Having learned the name of a flower or plant, or having been formally introduced to it, as it were, our acquaintance has but just begun. Instead of being our end and aim, as it was with students of botany in the olden times, this is but the beginning. If this were our ultimate aim, all our pleasure would be at an end as soon as we had learned the names of all the plants within our reach. But the point of view has changed and broadened. The plant is now recognized as a living organism, not a dead, unchanging thing. It is vital; it grows; it is amenable to the great laws of the universe; and we see it daily complying with those laws, adapting itself to its surroundings—or perishing. It becomes a thing of absorbing interest when we trace the steps by which it has come to be what it is; when we note its relationship to other closely allied forms, and locate its place in the great world of plants.
A thoughtful observation of the structure of plants alone will fill the mind with amazement at the beauty of their minutest parts, the exquisite perfection of every organ. Then it is most interesting to notice the various kinds of places where the same plants grow; how they flourish in different soils and climates; how they parry the difficulties of new and unaccustomed surroundings, by some change of structure or habit to meet the altered conditions—as clothing themselves with wool, to prevent the undue escape of moisture, or twisting their leaves to a vertical position for the same purpose, or sending their roots deep into the earth to seek perennial sources of moisture, which enables them to flourish in our driest times. It is wonderful to note, too, the methods employed to secure the distribution of the seed—how it is sometimes imbedded in a delicious edible fruit, again furnished with hooks or bristles or springs, or provided with silken sails to waft it away upon the wings of the wind. Then the insects that visit plants. It is marvelous to note how plants spread their attractions in bright colors and perfumes and offerings of honey to bees, butterflies, and moths that can carry their pollen abroad, and how they even place hindrances in the way of such as are undesirable.
Studied in this way, botany is no longer the dry science it used to be, but becomes a most fascinating pursuit; and we know of no richer field in which to carry on the study of flowers than that afforded in California.
There has been a long-felt need of a popular work upon the wild flowers of California. Though celebrated throughout the world for their wealth and beauty, and though many of them have found their way across the waters and endeared themselves to plant lovers in many a foreign garden, the story of their home life has never yet been told.
It has been the delightful task of the author and the illustrator of the present work to seek them out in their native haunts—on seashore and mesa, in deep, cool cañon, on dry and open hill-slope, on mountain-top, in glacier meadow, by stream and lake, in marsh and woodland, and to listen to the ofttimes marvelous tales they have had to unfold.
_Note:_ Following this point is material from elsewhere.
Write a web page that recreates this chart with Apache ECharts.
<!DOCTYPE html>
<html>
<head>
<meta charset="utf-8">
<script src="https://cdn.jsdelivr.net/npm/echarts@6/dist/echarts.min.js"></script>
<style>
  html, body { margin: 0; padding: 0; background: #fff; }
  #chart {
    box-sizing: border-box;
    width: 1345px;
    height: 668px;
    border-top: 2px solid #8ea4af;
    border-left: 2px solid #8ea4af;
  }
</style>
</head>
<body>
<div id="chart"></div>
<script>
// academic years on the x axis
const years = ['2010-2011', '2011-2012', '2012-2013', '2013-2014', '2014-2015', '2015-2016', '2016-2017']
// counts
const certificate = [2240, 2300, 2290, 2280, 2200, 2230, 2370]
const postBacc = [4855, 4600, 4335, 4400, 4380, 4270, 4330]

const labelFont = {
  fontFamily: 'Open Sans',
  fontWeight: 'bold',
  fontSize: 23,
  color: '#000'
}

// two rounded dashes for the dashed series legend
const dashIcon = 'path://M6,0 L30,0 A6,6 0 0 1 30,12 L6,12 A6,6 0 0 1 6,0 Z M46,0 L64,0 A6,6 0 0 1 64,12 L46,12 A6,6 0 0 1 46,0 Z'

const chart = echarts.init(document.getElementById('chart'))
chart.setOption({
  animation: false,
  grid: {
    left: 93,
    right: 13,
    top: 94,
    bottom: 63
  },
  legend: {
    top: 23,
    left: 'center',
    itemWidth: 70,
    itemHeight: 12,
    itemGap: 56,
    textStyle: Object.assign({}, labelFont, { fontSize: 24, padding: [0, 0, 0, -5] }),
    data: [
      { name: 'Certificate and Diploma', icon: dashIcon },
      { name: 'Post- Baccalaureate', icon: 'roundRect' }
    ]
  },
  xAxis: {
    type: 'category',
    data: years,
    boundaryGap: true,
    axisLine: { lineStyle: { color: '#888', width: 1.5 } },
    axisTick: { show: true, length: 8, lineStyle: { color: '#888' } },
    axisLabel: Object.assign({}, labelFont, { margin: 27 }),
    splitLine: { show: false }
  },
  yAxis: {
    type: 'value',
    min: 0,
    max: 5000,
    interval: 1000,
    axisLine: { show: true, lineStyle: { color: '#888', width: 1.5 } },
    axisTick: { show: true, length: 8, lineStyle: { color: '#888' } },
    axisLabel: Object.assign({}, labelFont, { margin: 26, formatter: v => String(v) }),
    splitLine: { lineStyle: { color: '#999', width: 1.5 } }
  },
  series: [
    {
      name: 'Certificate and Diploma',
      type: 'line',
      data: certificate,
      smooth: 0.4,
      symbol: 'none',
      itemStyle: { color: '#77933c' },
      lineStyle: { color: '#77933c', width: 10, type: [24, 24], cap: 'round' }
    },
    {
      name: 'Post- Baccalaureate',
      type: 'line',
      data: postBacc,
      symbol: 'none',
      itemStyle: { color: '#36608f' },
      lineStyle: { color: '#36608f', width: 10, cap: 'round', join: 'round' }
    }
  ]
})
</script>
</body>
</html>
If they shall have succeeded in making better known these children of Mother Nature to her lovers and appreciators, and in arousing an interest in them among those who have hitherto found the technical difficulties of scientific botany insurmountable, they will feel amply rewarded for their labors.
The present work does not claim by any means to be a complete flora of the region treated. Our State is so new, and many parts of it have as yet been so imperfectly explored, that a comprehensive and exhaustive flora of it must be the work of a future time, and will doubtless be undertaken by some one when all the data have been procured. Such an attempt, however, were it possible, is without the scope of the present work.
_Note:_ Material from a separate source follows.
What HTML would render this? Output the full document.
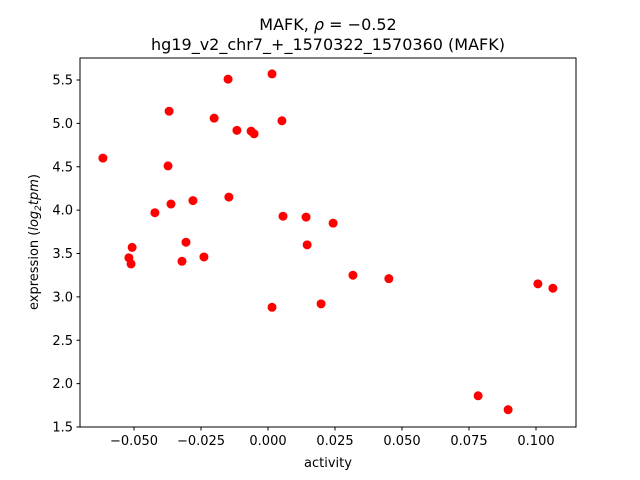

California, with her wonderfully varied climate and topography, has a flora correspondingly rich and varied, probably not surpassed by any region of like area in the Northern Hemisphere. Thus the author finds herself confronted with an embarrassment of riches rather than with any lack of material; and it has often been exceedingly difficult to exclude some beautiful flower that seemed to have strong claims to representation. She therefore craves beforehand the indulgence of the reader, should he find some favorite missing.
In making a choice, she has been guided by the following general principles, and selected, first—the flowers most general in their distribution; second—those remarkable for their beauty of form or color, their interesting structure, history, or economic uses; third—those which are characteristically Californian. At the same time, those which are too insignificant in appearance to attract attention and those too difficult of determination by the non-botanist have been omitted. Flowering plants only have been included.
Many of our species extend northward into Oregon and Washington. Thus, while this work is called "The Wild Flowers of California," it will in a certain measure apply equally well to Oregon and Washington.